What to produce —
Extract every line that contains the word "LaTeX".

Input —
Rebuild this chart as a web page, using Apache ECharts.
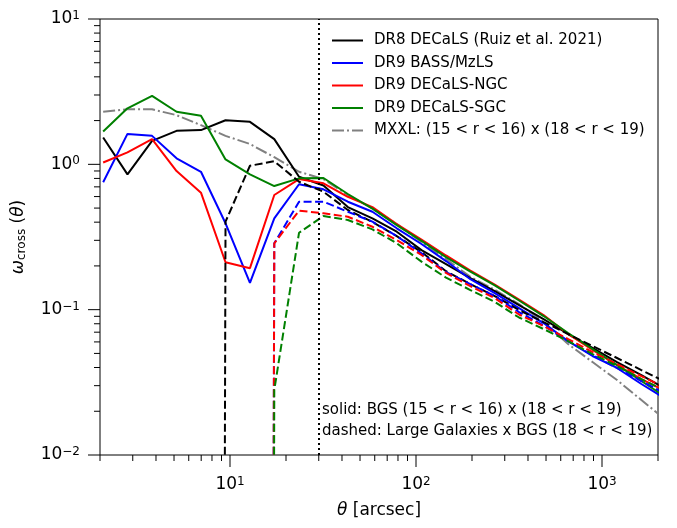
==
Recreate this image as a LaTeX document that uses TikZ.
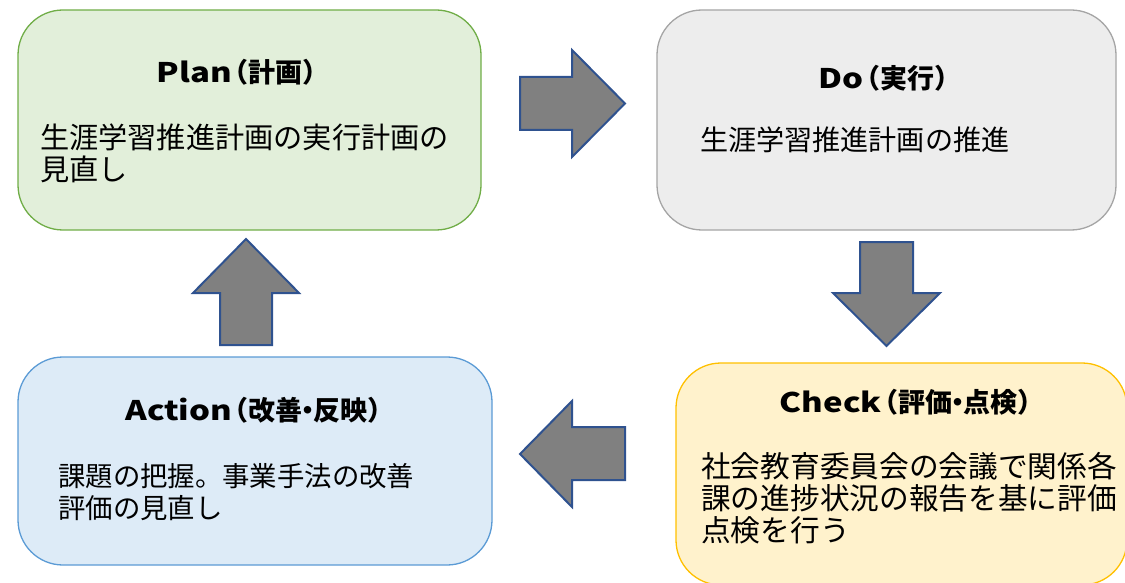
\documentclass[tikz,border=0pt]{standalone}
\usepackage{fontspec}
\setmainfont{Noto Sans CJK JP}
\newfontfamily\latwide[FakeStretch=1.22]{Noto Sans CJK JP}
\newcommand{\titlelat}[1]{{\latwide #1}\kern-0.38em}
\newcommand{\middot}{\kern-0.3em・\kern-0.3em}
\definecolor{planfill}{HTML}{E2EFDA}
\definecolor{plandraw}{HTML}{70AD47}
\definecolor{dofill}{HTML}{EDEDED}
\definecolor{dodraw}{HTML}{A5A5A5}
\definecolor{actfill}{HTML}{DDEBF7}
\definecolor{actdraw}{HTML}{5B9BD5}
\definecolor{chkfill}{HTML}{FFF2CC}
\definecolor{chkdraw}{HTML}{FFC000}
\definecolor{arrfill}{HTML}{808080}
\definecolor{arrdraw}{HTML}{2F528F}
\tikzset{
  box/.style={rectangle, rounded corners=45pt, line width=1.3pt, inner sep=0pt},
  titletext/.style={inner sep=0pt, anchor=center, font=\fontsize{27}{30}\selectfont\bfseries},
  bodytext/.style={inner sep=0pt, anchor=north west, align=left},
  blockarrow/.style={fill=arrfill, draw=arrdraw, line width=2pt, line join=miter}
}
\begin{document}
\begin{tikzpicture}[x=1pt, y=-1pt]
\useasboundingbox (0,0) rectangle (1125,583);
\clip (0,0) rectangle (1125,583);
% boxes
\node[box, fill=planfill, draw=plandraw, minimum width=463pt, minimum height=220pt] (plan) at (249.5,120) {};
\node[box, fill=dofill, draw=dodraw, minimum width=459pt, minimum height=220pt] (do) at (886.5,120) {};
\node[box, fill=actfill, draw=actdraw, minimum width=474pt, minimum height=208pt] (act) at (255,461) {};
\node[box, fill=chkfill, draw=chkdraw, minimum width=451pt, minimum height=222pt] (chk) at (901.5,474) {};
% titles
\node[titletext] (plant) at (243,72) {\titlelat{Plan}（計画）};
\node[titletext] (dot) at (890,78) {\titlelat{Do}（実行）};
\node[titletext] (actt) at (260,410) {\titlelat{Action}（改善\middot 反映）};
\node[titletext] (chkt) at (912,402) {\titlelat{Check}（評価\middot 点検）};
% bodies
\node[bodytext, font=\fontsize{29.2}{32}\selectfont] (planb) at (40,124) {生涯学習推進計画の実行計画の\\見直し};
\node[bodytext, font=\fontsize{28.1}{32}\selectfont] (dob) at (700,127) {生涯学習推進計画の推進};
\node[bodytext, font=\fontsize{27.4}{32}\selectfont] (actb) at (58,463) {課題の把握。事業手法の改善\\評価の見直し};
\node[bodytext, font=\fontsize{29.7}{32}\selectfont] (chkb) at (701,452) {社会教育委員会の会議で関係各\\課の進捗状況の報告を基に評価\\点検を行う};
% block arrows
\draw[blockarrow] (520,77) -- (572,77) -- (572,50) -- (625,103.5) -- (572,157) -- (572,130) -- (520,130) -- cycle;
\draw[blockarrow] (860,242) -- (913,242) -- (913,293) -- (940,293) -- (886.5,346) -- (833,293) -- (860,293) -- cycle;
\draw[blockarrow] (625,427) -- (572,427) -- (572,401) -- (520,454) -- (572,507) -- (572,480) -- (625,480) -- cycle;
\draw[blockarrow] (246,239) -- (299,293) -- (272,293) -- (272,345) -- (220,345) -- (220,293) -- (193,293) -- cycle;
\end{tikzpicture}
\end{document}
==
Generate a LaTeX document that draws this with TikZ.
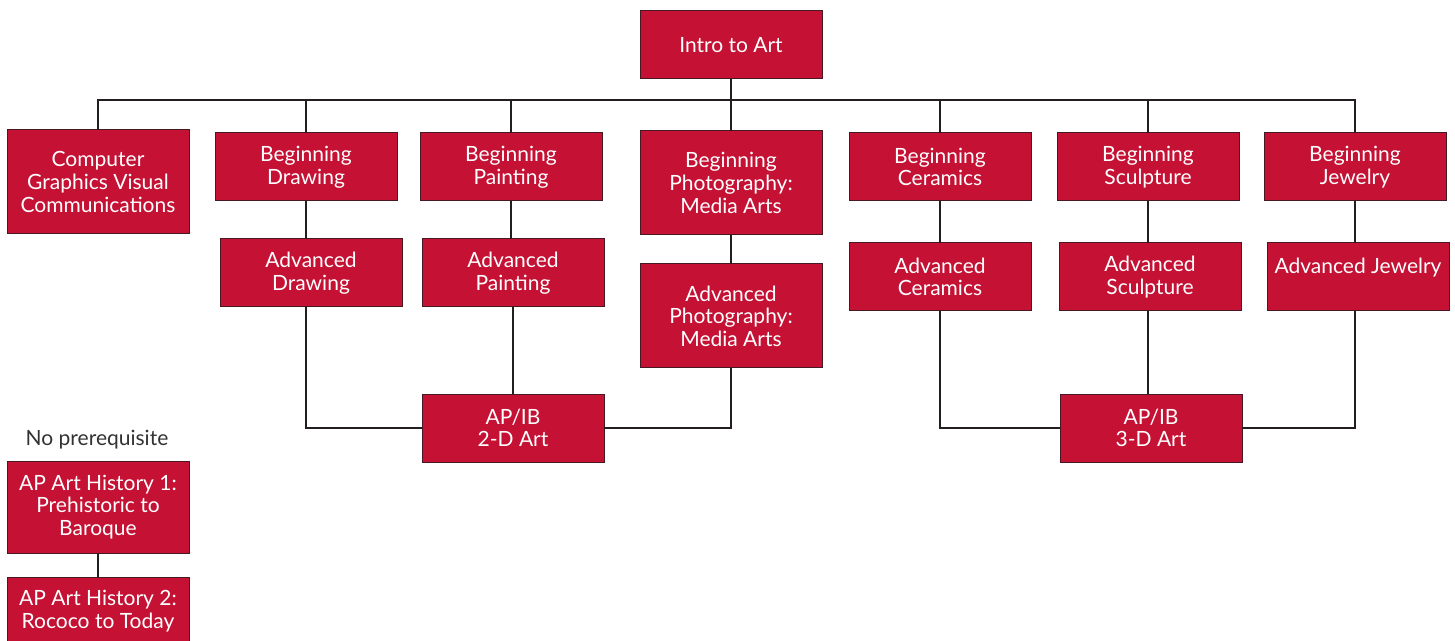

Final result —
Recreate this image as a LaTeX document that uses TikZ.
Generate a LaTeX document that draws this with TikZ.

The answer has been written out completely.